- Data
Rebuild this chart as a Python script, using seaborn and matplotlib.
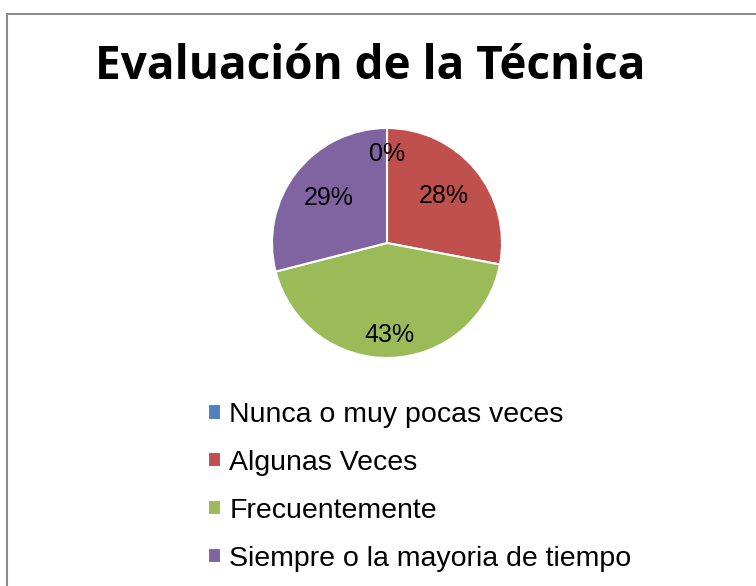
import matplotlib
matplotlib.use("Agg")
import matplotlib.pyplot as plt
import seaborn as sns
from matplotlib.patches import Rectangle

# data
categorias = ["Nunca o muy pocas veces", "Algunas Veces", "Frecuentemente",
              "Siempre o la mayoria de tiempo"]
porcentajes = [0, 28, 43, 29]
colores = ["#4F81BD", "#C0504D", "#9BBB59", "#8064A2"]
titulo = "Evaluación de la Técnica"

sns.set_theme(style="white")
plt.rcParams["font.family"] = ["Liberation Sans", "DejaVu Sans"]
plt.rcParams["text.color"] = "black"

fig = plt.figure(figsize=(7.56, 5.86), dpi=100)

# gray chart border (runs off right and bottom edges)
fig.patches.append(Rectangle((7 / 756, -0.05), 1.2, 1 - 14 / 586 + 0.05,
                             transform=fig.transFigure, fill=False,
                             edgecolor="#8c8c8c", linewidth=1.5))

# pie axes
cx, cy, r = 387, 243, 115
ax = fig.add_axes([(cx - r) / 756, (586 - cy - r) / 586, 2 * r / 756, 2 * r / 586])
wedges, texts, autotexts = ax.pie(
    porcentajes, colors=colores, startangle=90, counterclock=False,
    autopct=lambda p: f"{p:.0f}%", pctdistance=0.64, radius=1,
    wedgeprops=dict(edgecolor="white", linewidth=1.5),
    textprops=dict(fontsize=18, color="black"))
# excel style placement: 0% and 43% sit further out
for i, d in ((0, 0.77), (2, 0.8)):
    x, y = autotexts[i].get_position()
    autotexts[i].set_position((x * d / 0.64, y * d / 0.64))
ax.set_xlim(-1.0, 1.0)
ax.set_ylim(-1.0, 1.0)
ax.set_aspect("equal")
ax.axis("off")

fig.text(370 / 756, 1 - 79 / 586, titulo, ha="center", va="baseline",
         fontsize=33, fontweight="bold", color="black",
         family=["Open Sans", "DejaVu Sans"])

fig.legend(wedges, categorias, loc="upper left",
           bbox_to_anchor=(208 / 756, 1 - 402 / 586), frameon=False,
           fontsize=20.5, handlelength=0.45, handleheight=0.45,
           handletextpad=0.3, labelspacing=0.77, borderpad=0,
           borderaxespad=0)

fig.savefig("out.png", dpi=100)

- Task directions
All of the material above needs to be restated exactly, with no pictures.

- Response
Rebuild this chart as a Python script, using seaborn and matplotlib.
import matplotlib
matplotlib.use("Agg")
import matplotlib.pyplot as plt
import seaborn as sns
from matplotlib.patches import Rectangle

# data
categorias = ["Nunca o muy pocas veces", "Algunas Veces", "Frecuentemente",
              "Siempre o la mayoria de tiempo"]
porcentajes = [0, 28, 43, 29]
colores = ["#4F81BD", "#C0504D", "#9BBB59", "#8064A2"]
titulo = "Evaluación de la Técnica"

sns.set_theme(style="white")
plt.rcParams["font.family"] = ["Liberation Sans", "DejaVu Sans"]
plt.rcParams["text.color"] = "black"

fig = plt.figure(figsize=(7.56, 5.86), dpi=100)

# gray chart border (runs off right and bottom edges)
fig.patches.append(Rectangle((7 / 756, -0.05), 1.2, 1 - 14 / 586 + 0.05,
                             transform=fig.transFigure, fill=False,
                             edgecolor="#8c8c8c", linewidth=1.5))

# pie axes
cx, cy, r = 387, 243, 115
ax = fig.add_axes([(cx - r) / 756, (586 - cy - r) / 586, 2 * r / 756, 2 * r / 586])
wedges, texts, autotexts = ax.pie(
    porcentajes, colors=colores, startangle=90, counterclock=False,
    autopct=lambda p: f"{p:.0f}%", pctdistance=0.64, radius=1,
    wedgeprops=dict(edgecolor="white", linewidth=1.5),
    textprops=dict(fontsize=18, color="black"))
# excel style placement: 0% and 43% sit further out
for i, d in ((0, 0.77), (2, 0.8)):
    x, y = autotexts[i].get_position()
    autotexts[i].set_position((x * d / 0.64, y * d / 0.64))
ax.set_xlim(-1.0, 1.0)
ax.set_ylim(-1.0, 1.0)
ax.set_aspect("equal")
ax.axis("off")

fig.text(370 / 756, 1 - 79 / 586, titulo, ha="center", va="baseline",
         fontsize=33, fontweight="bold", color="black",
         family=["Open Sans", "DejaVu Sans"])

fig.legend(wedges, categorias, loc="upper left",
           bbox_to_anchor=(208 / 756, 1 - 402 / 586), frameon=False,
           fontsize=20.5, handlelength=0.45, handleheight=0.45,
           handletextpad=0.3, labelspacing=0.77, borderpad=0,
           borderaxespad=0)

fig.savefig("out.png", dpi=100)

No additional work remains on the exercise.